Zoom meeting

USC welcomes newest Trojans with virtual convocation

President Carol L. Folt, student leaders, USC’s deans and more greeted this year’s new students and urged them to embrace this transformative opportunity.

August 06, 2020 Grayson Schmidt

As anyone who “attended” Thursday morning’s fall 2020 convocation ceremony surely noticed, the format was slightly different than in previous years.

we are SC logoThe incoming students weren’t sporting academic regalia and didn’t parade into Alumni Memorial Park in front of proud parents and USC leaders. Instead, like so many of this year’s events, the annual ceremony was entirely online. But while the venue may have been new, the traditions and sentiments of welcoming this year’s students to the Trojan Family were as heartfelt as ever.

President Carol L. Folt encouraged all of the new Trojans entering college at this unprecedented time to not let that discourage them but rather to inspire new ideas of how to move the world forward.

“What you bring to USC is exactly what we what the world needs right now,” she said. “We need your passion for equality and opportunity, your dedication to sustainability, your embrace of technology, your commitment to hard work and your ambition to achieve excellence.”

The online convocation — broadcast live with captioning available in English, Spanish and Mandarin — may have been a first for USC, but it wasn’t the only first for the Class of 2024.

This year’s class boasts the highest average high school GPA of any incoming class in USC history, and 21% are in the first generation in their families to attend college — another record, and a 57% increase from last year’s incoming class.

Thursday’s convocation was kicked off by USC’s Dean of Religious Life Varun Soni, who also spoke about how this emotional and confusing time can be one of great innovation and transformation.

President Carol L. Folt
President Carol L. Folt takes part in Thursday’s convocation. (Zoom image)

“May the University of Southern California be your place where all things lost are made good again,” he said.

Folt went a step further, telling students to use their time at USC to dream big.

“You’re in the perfect place to experiment, to shift gears and change course, to keep asking, ‘Why not?’” she said. “USC is where big dreams are nurtured and incubated and where dreams can become impactful even world-changing achievements.”

Students talk to students at USC’s convocation

Although the virtual audience may not have been wearing academic regalia, Undergraduate Student Government officer Gabe Savage — in his black robe — spoke about how the regalia is more than just pomp and circumstance, symbolizing the university’s values.
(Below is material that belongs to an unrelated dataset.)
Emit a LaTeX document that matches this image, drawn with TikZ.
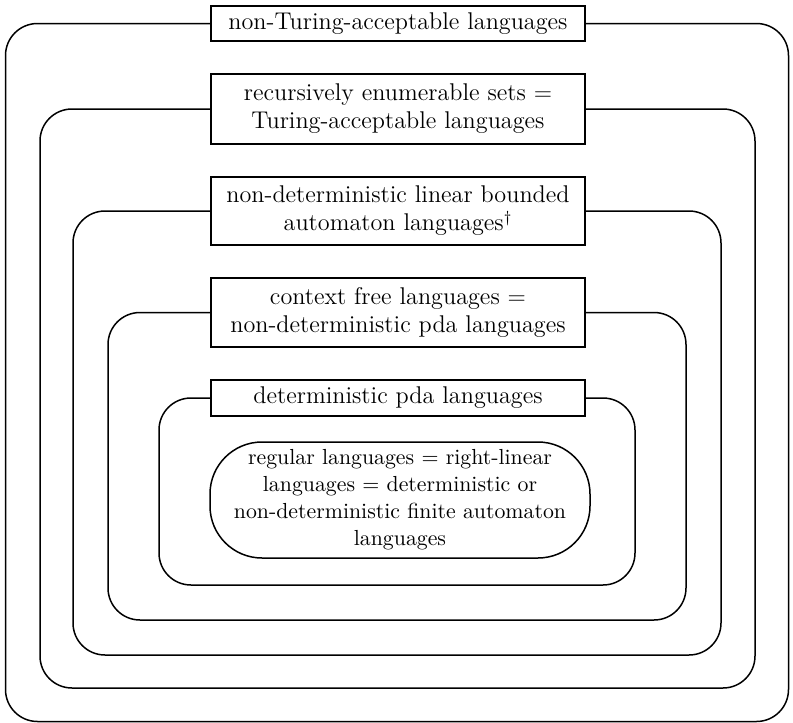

“This regalia comforts me in the idea that you, new Trojans, will leave this university ready to make a difference in the world, and that you’ll make that difference not by spouting easy answers but by asking better and harder questions,” he said.

Graduate Student Government President Melisa Osborne encouraged incoming students to embrace the strange circumstances they find themselves in as they begin their collegiate journey during a pandemic.

Online convocation includes song and speeches

After the performance of an original song by USC Thornton School of Music students, Professor Alison Trope of the USC Annenberg School for Communication and Journalism encouraged students to think critically about the messages they are receiving and how to potentially change them for future generations.

“As faculty, one of our jobs is to challenge and encourage you to engage and take stock of what has been framed as common sense,” she said. “This will be uncomfortable, yet this kind of discomfort is key to education and growth.” Words of wisdom and welcome from each of USC’s deans followed.

Folt closed the event with thoughts about John Lewis, the late congressman and civil rights leader. She commented on how his words on the 50th anniversary of the Civil Rights Act ring even truer today: We all need to do our part to push and pull together to make a difference in our society.

“You’ve already demonstrated, through your words and your deeds, your commitment to making a difference in society,” she said. “You must also use your time here to learn what it means to be part of a community, to accept as your responsibility to be a neighbor, a friend, a voice for reason, in service to others.”